THE government said yesterday there would be no discrimination in punishing the culprits of the stock market (CSE) scandal as parties continued to wash their hands of any wrongdoing in the affair.
The bitter spat was kicked off following revelations about the involvement of dozens of politicians in the stock market, with some making millions in profits while others came out with a loss.
Government Spokesman Kypros Chrysostomides said there would not be any discrimination and that those who acted in violation of the law would have to be prosecuted and treated accordingly by the Attorney-general.
“As always, the findings and investigating committee reports are sent to the Attorney-general,” Chrysostomides said.
He said the government did what it had to in relation to the findings of the investigating committee and it was now “up to the Attorney-general to reply whether it would be published or not”.
“The government will comply with the Attorney-general’s suggestion,” the spokesman added.
At the same time parties yesterday exchanged barbs concerning the blame for the 1999 scandal.
AKEL spokesman Andros Kyprianou said his party’s demand was for the CSE scandal to be fully resolved.
“We hear that DISY won’t tolerate a cover-up of the scandal.
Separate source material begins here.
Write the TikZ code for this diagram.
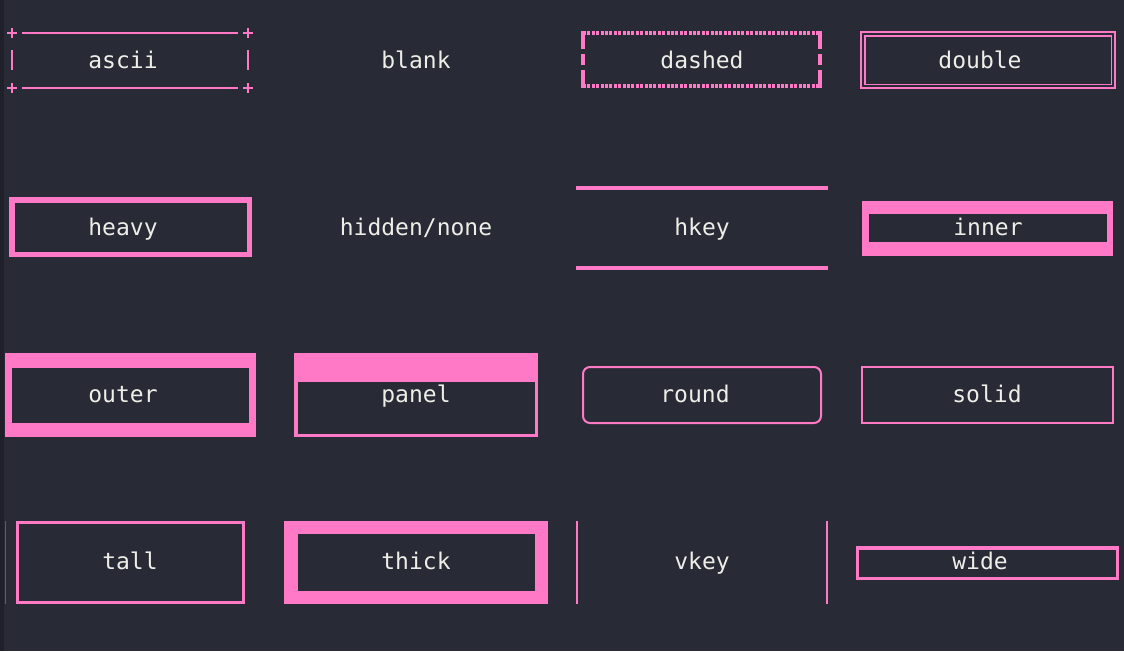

But when they were in power and Parliament showed them the way to proceed, they were deaf.
“And today they’ve suddenly turned into Hercules, not tolerating a cover-up,” Kyprianou said.
Concerning the potential involvement of AKEL officials, he suggested each case to be examined individually.
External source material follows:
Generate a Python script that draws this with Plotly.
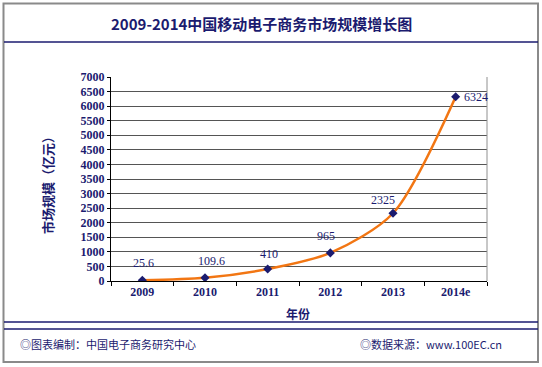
import plotly.graph_objects as go

years = ["2009", "2010", "2011", "2012", "2013", "2014e"]
values = [25.6, 109.6, 410, 965, 2325, 6324]
value_labels = ["25.6", "109.6", "410", "965", "2325", "6324"]
y_ticks = list(range(0, 7001, 500))

W, H = 542, 367
L, R, T, B = 111, 487, 77, 281

def px(x):
    return (x - L) / (R - L)

def py(y):
    return (B - y) / (B - T)

NAVY = "#1b1b6f"
ORANGE = "#f27613"

fig = go.Figure()
fig.add_trace(go.Scatter(
    x=years, y=values, mode="lines+markers",
    line=dict(color=ORANGE, width=2.5, shape="spline", smoothing=0.8),
    marker=dict(symbol="diamond", size=7, color=NAVY),
    showlegend=False, hoverinfo="skip",
))

offsets = [(1, 17), (6, 17), (1, 15), (-4, 17), (-10, 13), (None, 0)]
annotations = []
for i, (v, lab, (dx, dy)) in enumerate(zip(values, value_labels, offsets)):
    if dx is None:
        annotations.append(dict(x=i, y=v, xref="x", yref="y", text=lab, showarrow=False,
                                xanchor="left", yanchor="middle", xshift=6, yshift=dy,
                                font=dict(family="Liberation Serif", size=12, color=NAVY)))
    else:
        annotations.append(dict(x=i, y=v, xref="x", yref="y", text=lab, showarrow=False,
                                xanchor="center", yanchor="middle", xshift=dx, yshift=dy,
                                font=dict(family="Liberation Serif", size=12, color=NAVY)))

annotations += [
    dict(x=px(261), y=py(23), xref="paper", yref="paper", text="<b>2009-2014中国移动电子商务市场规模增长图</b>",
         xanchor="center", yanchor="middle",
         showarrow=False, font=dict(family="Noto Sans CJK SC", size=15, color=NAVY)),
    dict(x=px(47), y=py(182), xref="paper", yref="paper", text="<b>市场规模（亿元）</b>", textangle=-90,
         xanchor="center", yanchor="middle",
         showarrow=False, font=dict(family="Noto Sans CJK SC", size=13, color=NAVY)),
    dict(x=px(298), y=py(313), xref="paper", yref="paper", text="<b>年份</b>",
         xanchor="center", yanchor="middle",
         showarrow=False, font=dict(family="Noto Sans CJK SC", size=12, color=NAVY)),
    dict(x=px(18), y=py(344), xref="paper", yref="paper", text="◎图表编制：中国电子商务研究中心",
         xanchor="left", yanchor="middle", showarrow=False,
         font=dict(family="Noto Sans CJK SC", size=11, color=NAVY)),
    dict(x=px(358), y=py(344), xref="paper", yref="paper", text="◎数据来源：www.100EC.cn",
         xanchor="left", yanchor="middle", showarrow=False,
         font=dict(family="Noto Sans CJK SC", size=11, color=NAVY)),
]

shapes = [
    dict(type="rect", xref="paper", yref="paper", x0=px(3.5), x1=px(538), y0=py(3.5), y1=py(362),
         line=dict(color="#8a8a8a", width=2), layer="below"),
    dict(type="line", xref="paper", yref="paper", x0=px(4), x1=px(538), y0=py(42), y1=py(42),
         line=dict(color=NAVY, width=1.3)),
    dict(type="line", xref="paper", yref="paper", x0=px(4), x1=px(538), y0=py(322), y1=py(322),
         line=dict(color=NAVY, width=1.3)),
    dict(type="line", xref="paper", yref="paper", x0=px(4), x1=px(538), y0=py(329), y1=py(329),
         line=dict(color=NAVY, width=1.3)),
    dict(type="line", xref="paper", yref="paper", x0=1, x1=1, y0=0, y1=1,
         line=dict(color="#909090", width=1)),
]

fig.update_layout(
    width=W, height=H,
    margin=dict(l=L, r=W - R, t=T, b=H - B, pad=0),
    paper_bgcolor="white", plot_bgcolor="white",
    annotations=annotations, shapes=shapes,
    xaxis=dict(type="category", categoryorder="array", categoryarray=years,
               tickvals=years, ticktext=["<b>%s</b>" % y for y in years],
               range=[-0.5, 5.5], showline=True, linecolor="black", linewidth=1,
               ticks="outside", tickson="boundaries", ticklen=4, tickcolor="black",
               showgrid=False, zeroline=False,
               tickfont=dict(family="Liberation Serif", size=12, color=NAVY)),
    yaxis=dict(range=[0, 7000], tickvals=y_ticks, ticktext=["<b>%d</b>" % v for v in y_ticks],
               showline=True, linecolor="black", linewidth=1, ticks="outside", ticklen=3,
               tickcolor="black", showgrid=True, gridcolor="#555555", gridwidth=1,
               zeroline=False, tickfont=dict(family="Liberation Serif", size=12, color=NAVY)),
    font=dict(family="Liberation Serif", color=NAVY),
)

fig.write_html("out.html", config={"displayModeBar": False},
               post_script="document.body.style.margin='0';")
“If there are members or deputies of AKEL who invested, I say let each case be examined individually,” the party spokesman said.
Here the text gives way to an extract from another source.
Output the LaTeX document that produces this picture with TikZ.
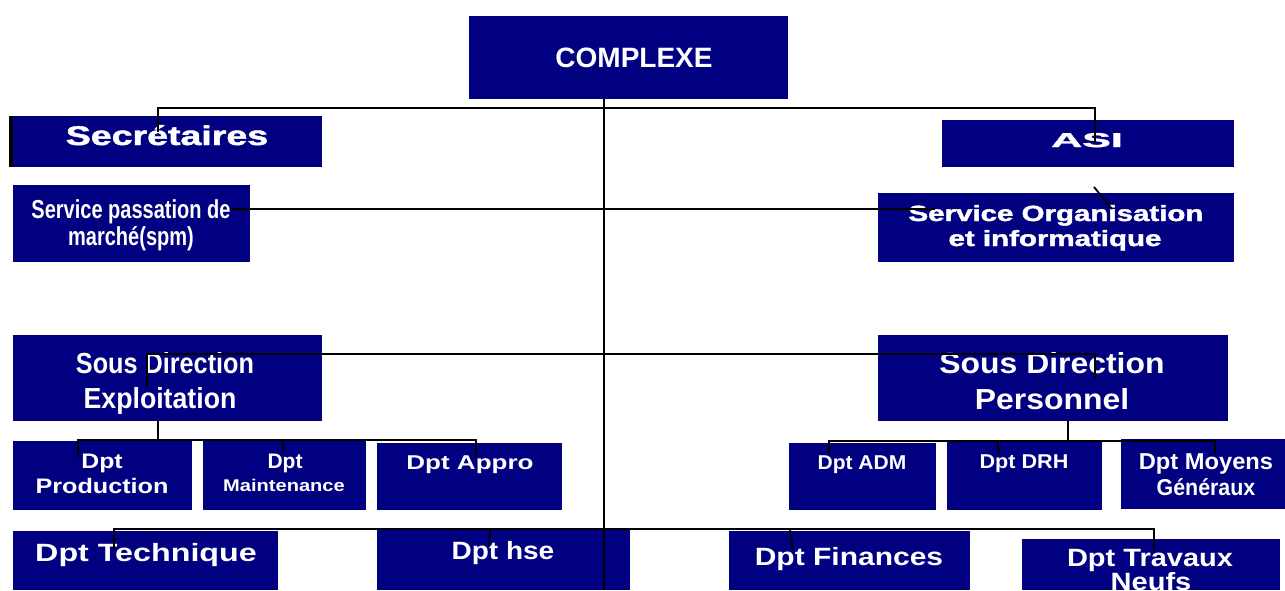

European Democracy’s Prodromos Prodromou put the blame squarely on the previous administration, led by DISY, of which he was a member until recently when he was expelled.
“Who’s to blame for the bubble? Who let the people get defrauded when they could have prevented it?” he said.
Prodromou charged that while the securities and exchange commission refused certain companies entry into the CSE, then Finance Minister Takis Klerides had intervened under pressure from politicians to allow them in.
“Why was the company law violated?” he said.
Most of the responsibility belonged to the executive; deputies are not to blame for the bubble, he said.
He went further to slam his former party for setting up a company – a decision he disagreed with — with the sole purpose of trading shares in the CSE.
DISY deputy chairman Socratis Hasikos pointed out that Prodromou’s disagreement with the decision to set up the company was feeble.
“At least DISY did what it did in the open; it didn’t set up front operatives like other parties and politicians,” Hasikos said.
“Didn’t AKEL have any involvement in this?” he added.
DISY chief Nicos Anastassiades urged those who possessed any evidence to present them and stop beating around the bush.
“I have no intention to bother with those who belong to the main culprits of the CSE crisis and who were publishing a stock market newspaper (at the time),” Anastassiades said.
He added: “Neither I would respond to slander from those who in the past were responsible for the party’s financial policy.”
According to Politis, Prodromou’s newspaper Neos Typos wrote late in August 1999 that after its split, punters would rush to buy the Bank of Cyprus (BoC) share, which was expected to open at £9.
At the end of July of the same year, Prodromou bought 7,000 BoC shares worth £87,300.
The average cost per share was £12.45, Politis said.
Prodromou sold 6,000 shares – out of a total of 14,000 after the split — in October, for £11.25 each, for a total of £67,500, the paper claimed.
And Prodromou was among the overwhelming majority of deputies who voted in favour of exempting the first £35,000 in CSE profits made in 1999 from any taxation and to impose a five per cent tax for anything thereafter.
Only one deputy at the time, DISY’s Katerina Pantelidou, informed her colleagues about her husband’s financial interests and abstained from voting.